Sunday, December 9, 2018

New Avengers, Promethea


New Avengers 55-64
Free Comic Book Day 2009 (Avengers)
Dark Reign: The List - Avengers
New Avengers Annual 3
New Avengers Finale
The fifth Bendis New Avengers trade.  It finishes up the Dark Reign arc and the Siege event.  Thoughts as I flip through it:

Bendis really likes telling stories about C-list street level criminals with grandiose plans for glory.  They’re overconfident in their abilities to win, because this time, they have a plan that’ll succeed.  In New Avengers, it’s the Hood.  He’s doing it with Red Cloud right now in Action Comics.  Silke was the punk in Daredevil who tried to take down the Kingpin.  It’s a device that Bendis goes back to time and again.  He does it well, but they all talk with the same voice, and it starts to feel repetitive after a while.  

This whole TPB was very slight.  The Avengers fight Hood’s gang. Then they fight the Dark Avengers.  Luke gets captured and they rescue him. Clint gets captured and they rescue him.  Steve Rogers comes back and the Avengers fight Hood’s gang again. Siege starts and they fight the Dark Avengers and Hood’s gang one last time.  Spidey says it best in issue 61: “I promise, Norman Osborn will overstep and he will fall on his tushy and everyone will see what a maniac he is.  He always does. Always.”

The whole book is on a holding pattern while the Avengers wait for Osborn to screw up.  If they stayed hidden the whole time and didn’t fight anyone until the assault on Asgard, things would have ended exactly the same.  Sure, they stood up for what they believed in and fought against tyranny, but none of it really made a difference. Makes for tough reading.  

Stuart Immonen draws a great shot of Iron Fist clearing the Helicarrier deck:


Issue 63 - Another nice Luke/Jessica conversation.

Not sure what it says that I can recognize Bryan Hitch art from just a pair of clasped hands.  

It's the cross hatching, I think.
(Watch Leverage if you haven't.)


He’s usually great, but this is an ass-ugly drawing of Wolverine:



This comes in as slightly below average on the Bendis scale.  It’s fine and entertaining, but ultimately forgettable.

Regret buying: No
Would buy again: Yes
Would read again: Yes
Rating: Nice

Promethea 1-12
This is my third time starting this comic.  When it first came out, I got three issues in before tapping out.  Then my local comic shop had all five hardcovers on sale for thirty bucks.  That’s amazing value for any series, especially an Alan Moore-written series.  I barely got past the first book before running out of steam. Now that I’m at the P’s in my Image box, time to give it one last shot.  

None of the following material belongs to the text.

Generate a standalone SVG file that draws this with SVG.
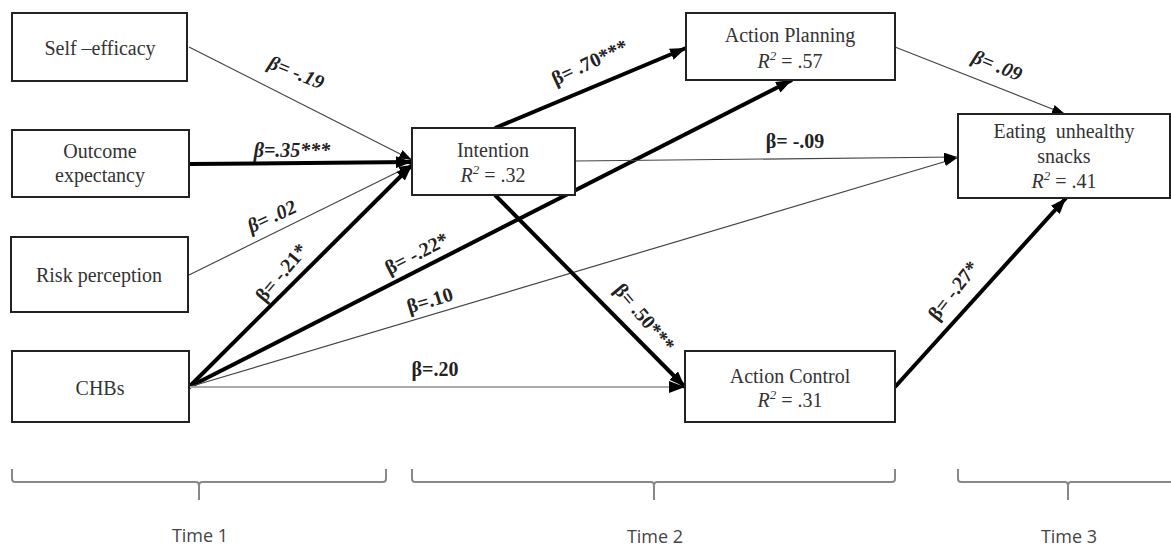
<svg xmlns="http://www.w3.org/2000/svg" width="1171" height="549" viewBox="0 0 1171 549">
<style>
.box{fill:#fff;stroke:#222;stroke-width:2}
.nt{font-family:"Liberation Serif","Times New Roman",serif;font-size:20px;fill:#333;text-anchor:middle}
.it{font-style:italic}
.thick{stroke:#000;stroke-width:4;fill:none}
.thin{stroke:#444;stroke-width:1.2;fill:none}
.grey{stroke:#aaa;stroke-width:2;fill:none}
.lb{font-family:"Liberation Serif","Times New Roman",serif;font-size:20px;font-weight:bold;fill:#222;text-anchor:middle}
.sl{font-style:italic}
.br{stroke:#888;stroke-width:2;fill:none}
.tm{font-family:"Open Sans","Liberation Sans",sans-serif;font-size:18px;fill:#444;text-anchor:middle}
</style>
<defs>
<marker id="ah" markerUnits="userSpaceOnUse" markerWidth="16" markerHeight="12" refX="16" refY="6" orient="auto"><path d="M0,0 L16,6 L0,12 z" fill="#000"/></marker>
<marker id="as" markerUnits="userSpaceOnUse" markerWidth="13" markerHeight="9" refX="13" refY="4.5" orient="auto"><path d="M0,0 L13,4.5 L0,9 z" fill="#000"/></marker>
</defs>
<rect width="1171" height="549" fill="#fff"/>
<g id="connectors">
<line class="thin" x1="189" y1="47" x2="412" y2="160" marker-end="url(#as)"/>
<line class="thick" x1="189" y1="164" x2="412" y2="162" marker-end="url(#ah)"/>
<line class="thin" x1="189" y1="275" x2="412" y2="165" marker-end="url(#as)"/>
<line class="thick" x1="189" y1="387" x2="412" y2="165" marker-end="url(#ah)"/>
<line class="thick" x1="189" y1="387" x2="792" y2="80" marker-end="url(#ah)"/>
<line class="thin" x1="189" y1="387" x2="957" y2="158" marker-end="url(#as)"/>
<line class="grey" x1="189" y1="387" x2="685" y2="387" marker-end="url(#ah)"/>
<line class="thick" x1="495" y1="128" x2="686" y2="48" marker-end="url(#ah)"/>
<line class="thin" x1="575" y1="161" x2="957" y2="157" marker-end="url(#as)"/>
<line class="thick" x1="495" y1="195" x2="685" y2="387" marker-end="url(#ah)"/>
<line class="thin" x1="895" y1="47" x2="1065" y2="114" marker-end="url(#as)"/>
<line class="thick" x1="895" y1="387" x2="1066" y2="198" marker-end="url(#ah)"/>
<text class="lb sl" transform="translate(296,73) rotate(22)" y="6">β= -.19</text>
<text class="lb sl" x="292" y="157">β=.35***</text>
<text class="lb sl" transform="translate(272,217) rotate(-25)" y="6">β= .02</text>
<text class="lb" transform="translate(282,273) rotate(-50)" y="6">β= -.21*</text>
<text class="lb" transform="translate(417,254) rotate(-27)" y="6">β= -.22*</text>
<text class="lb" transform="translate(430,301) rotate(-17)" y="6">β=.10</text>
<text class="lb" x="435" y="376">β=.20</text>
<text class="lb" transform="translate(590,63) rotate(-25)" y="6">β= .70***</text>
<text class="lb" x="795" y="148">β= -.09</text>
<text class="lb" transform="translate(644,318) rotate(50)" y="6">β= .50***</text>
<text class="lb sl" transform="translate(997,66) rotate(22)" y="6">β= .09</text>
<text class="lb" transform="translate(954,291) rotate(-52)" y="6">β= -.27*</text>
</g>
<g id="self-efficacy"><rect class="box" x="12" y="13" width="175" height="68"/><text class="nt" x="100" y="55">Self –efficacy</text></g>
<g id="outcome-expectancy"><rect class="box" x="12" y="130" width="177" height="67"/><text class="nt" x="100" y="158">Outcome</text><text class="nt" x="100" y="182">expectancy</text></g>
<g id="risk-perception"><rect class="box" x="11" y="237" width="177" height="75"/><text class="nt" x="99" y="282">Risk perception</text></g>
<g id="chbs"><rect class="box" x="12" y="351" width="177" height="71"/><text class="nt" x="100" y="395">CHBs</text></g>
<g id="intention"><rect class="box" x="412" y="128" width="163" height="67"/><text class="nt" x="493" y="157">Intention</text><text class="nt" x="493" y="182"><tspan class="it">R</tspan><tspan class="it" font-size="13" dy="-8">2</tspan><tspan dy="8"> = .32</tspan></text></g>
<g id="action-planning"><rect class="box" x="686" y="13" width="209" height="67"/><text class="nt" x="790" y="42">Action Planning</text><text class="nt" x="790" y="68"><tspan class="it">R</tspan><tspan class="it" font-size="13" dy="-8">2</tspan><tspan dy="8"> = .57</tspan></text></g>
<g id="eating-unhealthy-snacks"><rect class="box" x="958" y="114" width="212" height="84"/><text class="nt" x="1064" y="138">Eating&#160; unhealthy</text><text class="nt" x="1064" y="163">snacks</text><text class="nt" x="1064" y="188"><tspan class="it">R</tspan><tspan class="it" font-size="13" dy="-8">2</tspan><tspan dy="8"> = .41</tspan></text></g>
<g id="action-control"><rect class="box" x="685" y="351" width="210" height="71"/><text class="nt" x="790" y="383">Action Control</text><text class="nt" x="790" y="407"><tspan class="it">R</tspan><tspan class="it" font-size="13" dy="-8">2</tspan><tspan dy="8"> = .31</tspan></text></g>
<g id="time-1"><path class="br" d="M12,469 L12,479 Q12,482 15,482 L196,482 Q199,482 199,486 L199,500 M199,486 Q199,482 202,482 L383,482 Q386,482 386,479 L386,469"/><text class="tm" x="200" y="542">Time 1</text></g>
<g id="time-2"><path class="br" d="M412,469 L412,479 Q412,482 415,482 L651,482 Q654,482 654,486 L654,500 M654,486 Q654,482 657,482 L892,482 Q895,482 895,479 L895,469"/><text class="tm" x="655" y="543">Time 2</text></g>
<g id="time-3"><path class="br" d="M958,469 L958,479 Q958,482 961,482 L1065,482 Q1068,482 1068,486 L1068,500 M1068,486 Q1068,482 1071,482 L1171,482"/><text class="tm" x="1069" y="543">Time 3</text></g>
</svg>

This one skirts the line between Alan Moore as great storyteller and Alan Moore as pretentious blowhard.  On the one hand, it’s a fun, creative story about discovery and imagination. On the other, it’s a platform for Moore to write essays about whatever mystical concept he’s in the mood to talk about for the month.  Issue twelve, for example - I just can’t read a full issue of rhymes showing the connection between the tarot cards and the history of humanity. It’s smacks of Moore showing off, and while I laud the craft, the content leaves me unimpressed and uninterested.  

It’s in the little things that Moore shines.  He cracks me up with Weeping Gorilla’s melancholy Lichtenstein-esque moaning.  

Yes, we probably do.

In Margie, a clear Little Nemo analog, right down to the lettering, Moore’s created the next in a long line of Wesley Crushers.









It’s interesting that for all the putdowns the other Prometheas inflict on Margie, this whole comic is nothing more than one long Little Nemo adventure.  No where is it more obvious than Margaret’s tour of the Cups world, where Sophie even tumbles out of frame in homage to Windsor McCay.



As with the running gag of Bob’s fruitless pursuits of the sex-changed Roger, I wonder if Margie is destined for a much larger payoff down the road.  Similar to Kite Man in Tom King’s Batman.  


Bob's a well-meaning idiot.
I’m okay with J.H. Williams III showing off all he wants.  I initially noticed this spread in particular, really liking the use of the stairs along the borders:



Before I noticed that it’s a visual framing device that he returns to over and over.



I wonder how much of the layout comes from Moore; He’s famous for his detailed, spelled out scripts.

More on Promethea later as I continue with the series over the next couple days.